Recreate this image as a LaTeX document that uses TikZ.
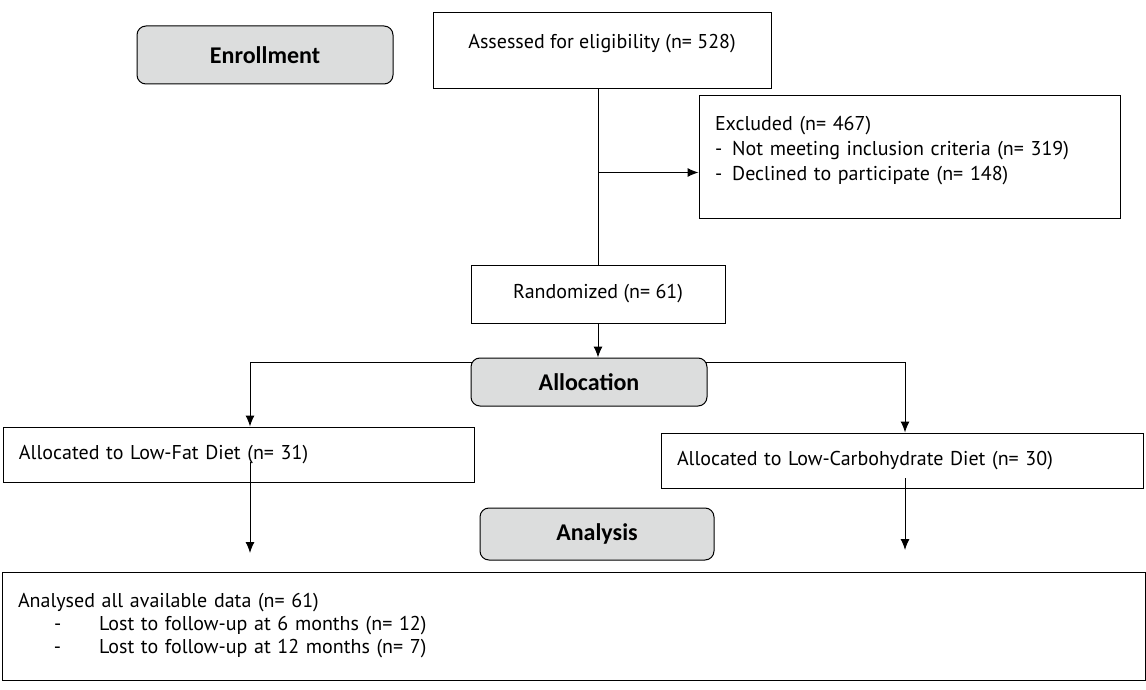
\documentclass[tikz,border=0pt]{standalone}
\usepackage{fontspec}
\setmainfont{PT Sans}
\newfontfamily\headfont{Carlito}
\usetikzlibrary{arrows.meta,positioning}
\definecolor{boxgray}{RGB}{220,221,221}
\tikzstyle{block} = [rectangle, draw, line width=1pt, inner sep=0pt, font=\fontsize{20}{25}\selectfont]
\tikzstyle{stage} = [rectangle, draw, line width=1pt, fill=boxgray, rounded corners=9pt,
    font=\headfont\bfseries\fontsize{24}{26}\selectfont]
\tikzstyle{line} = [draw, line width=1pt, -{Latex[length=11pt,width=9pt]}]

\begin{document}
\begin{tikzpicture}[x=1pt,y=-1pt]
    \useasboundingbox (0,0) rectangle (1146,690);
    % Split line behind allocation
    \coordinate (splitL) at (250,362);
    \coordinate (splitR) at (905,362);
    \draw [line width=1pt] (splitL) -- (splitR);
    % Place nodes
    \node [stage, minimum width=256, minimum height=58] (enroll) at (265,55) {Enrollment};
    \node [block, minimum width=338, text height=33pt, text depth=37pt, inner ysep=3pt] (assess) at (602,51) {Assessed for eligibility (n= 528)};
    \node [block, minimum width=405, minimum height=122, text width=389pt, inner xsep=16pt, align=left] (excl) at (909.5,157) {Excluded (n= 467)\\- \,Not meeting inclusion criteria (n= 319)\\- \,Declined to participate (n= 148)\\[-8pt]\mbox{}};
    \node [block, minimum width=254, minimum height=58] (random) at (598,294) {Randomized (n= 61)};
    \node [stage, minimum width=236, minimum height=48] (alloc) at (589,382) {Allocation};
    \node [block, minimum width=455, minimum height=55, text width=439pt, inner xsep=16pt, align=left] (lowfat) at (238.5,454.5) {Allocated to Low-Fat Diet (n= 31)};
    \node [block, minimum width=466, minimum height=55, text width=450pt, inner xsep=16pt, align=left] (lowcarb) at (902,460.5) {Allocated to Low-Carbohydrate Diet (n= 30)};
    \node [stage, minimum width=234, minimum height=52] (analysis) at (597,534) {Analysis};
    \node [block, minimum width=1127, minimum height=108, font=\fontsize{20}{23}\selectfont, text width=1111pt, inner xsep=16pt, align=left] (analysed) at (573.5,626) {Analysed all available data (n= 61)\\\hspace*{36pt}-\hspace{38pt}Lost to follow-up at 6 months (n= 12)\\\hspace*{36pt}-\hspace{38pt}Lost to follow-up at 12 months (n= 7)};
    % Draw edges
    \coordinate (branch) at (598,172.5);
    \coordinate (startL) at (250,462);
    \coordinate (endL) at (250,553);
    \coordinate (startR) at (905,478);
    \coordinate (endR) at (905,550);
    \draw [line width=1pt] (assess.south -| random.north) -- (random.north);
    \path [line] (branch) -- (branch -| excl.west);
    \path [line] (random.south) -- (random.south |- alloc.north);
    \path [line] (splitL) -- (splitL |- lowfat.north);
    \path [line] (splitR) -- (splitR |- lowcarb.north);
    \path [line] (startL) -- (endL);
    \path [line] (startR) -- (endR);

\end{tikzpicture}
\end{document}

What to do:
Write out the material above once more, exactly as it reads, with no pictures.

Result of this task:
Recreate this image as a LaTeX document that uses TikZ.
\documentclass[tikz,border=0pt]{standalone}
\usepackage{fontspec}
\setmainfont{PT Sans}
\newfontfamily\headfont{Carlito}
\usetikzlibrary{arrows.meta,positioning}
\definecolor{boxgray}{RGB}{220,221,221}
\tikzstyle{block} = [rectangle, draw, line width=1pt, inner sep=0pt, font=\fontsize{20}{25}\selectfont]
\tikzstyle{stage} = [rectangle, draw, line width=1pt, fill=boxgray, rounded corners=9pt,
    font=\headfont\bfseries\fontsize{24}{26}\selectfont]
\tikzstyle{line} = [draw, line width=1pt, -{Latex[length=11pt,width=9pt]}]

\begin{document}
\begin{tikzpicture}[x=1pt,y=-1pt]
    \useasboundingbox (0,0) rectangle (1146,690);
    % Split line behind allocation
    \coordinate (splitL) at (250,362);
    \coordinate (splitR) at (905,362);
    \draw [line width=1pt] (splitL) -- (splitR);
    % Place nodes
    \node [stage, minimum width=256, minimum height=58] (enroll) at (265,55) {Enrollment};
    \node [block, minimum width=338, text height=33pt, text depth=37pt, inner ysep=3pt] (assess) at (602,51) {Assessed for eligibility (n= 528)};
    \node [block, minimum width=405, minimum height=122, text width=389pt, inner xsep=16pt, align=left] (excl) at (909.5,157) {Excluded (n= 467)\\- \,Not meeting inclusion criteria (n= 319)\\- \,Declined to participate (n= 148)\\[-8pt]\mbox{}};
    \node [block, minimum width=254, minimum height=58] (random) at (598,294) {Randomized (n= 61)};
    \node [stage, minimum width=236, minimum height=48] (alloc) at (589,382) {Allocation};
    \node [block, minimum width=455, minimum height=55, text width=439pt, inner xsep=16pt, align=left] (lowfat) at (238.5,454.5) {Allocated to Low-Fat Diet (n= 31)};
    \node [block, minimum width=466, minimum height=55, text width=450pt, inner xsep=16pt, align=left] (lowcarb) at (902,460.5) {Allocated to Low-Carbohydrate Diet (n= 30)};
    \node [stage, minimum width=234, minimum height=52] (analysis) at (597,534) {Analysis};
    \node [block, minimum width=1127, minimum height=108, font=\fontsize{20}{23}\selectfont, text width=1111pt, inner xsep=16pt, align=left] (analysed) at (573.5,626) {Analysed all available data (n= 61)\\\hspace*{36pt}-\hspace{38pt}Lost to follow-up at 6 months (n= 12)\\\hspace*{36pt}-\hspace{38pt}Lost to follow-up at 12 months (n= 7)};
    % Draw edges
    \coordinate (branch) at (598,172.5);
    \coordinate (startL) at (250,462);
    \coordinate (endL) at (250,553);
    \coordinate (startR) at (905,478);
    \coordinate (endR) at (905,550);
    \draw [line width=1pt] (assess.south -| random.north) -- (random.north);
    \path [line] (branch) -- (branch -| excl.west);
    \path [line] (random.south) -- (random.south |- alloc.north);
    \path [line] (splitL) -- (splitL |- lowfat.north);
    \path [line] (splitR) -- (splitR |- lowcarb.north);
    \path [line] (startL) -- (endL);
    \path [line] (startR) -- (endR);

\end{tikzpicture}
\end{document}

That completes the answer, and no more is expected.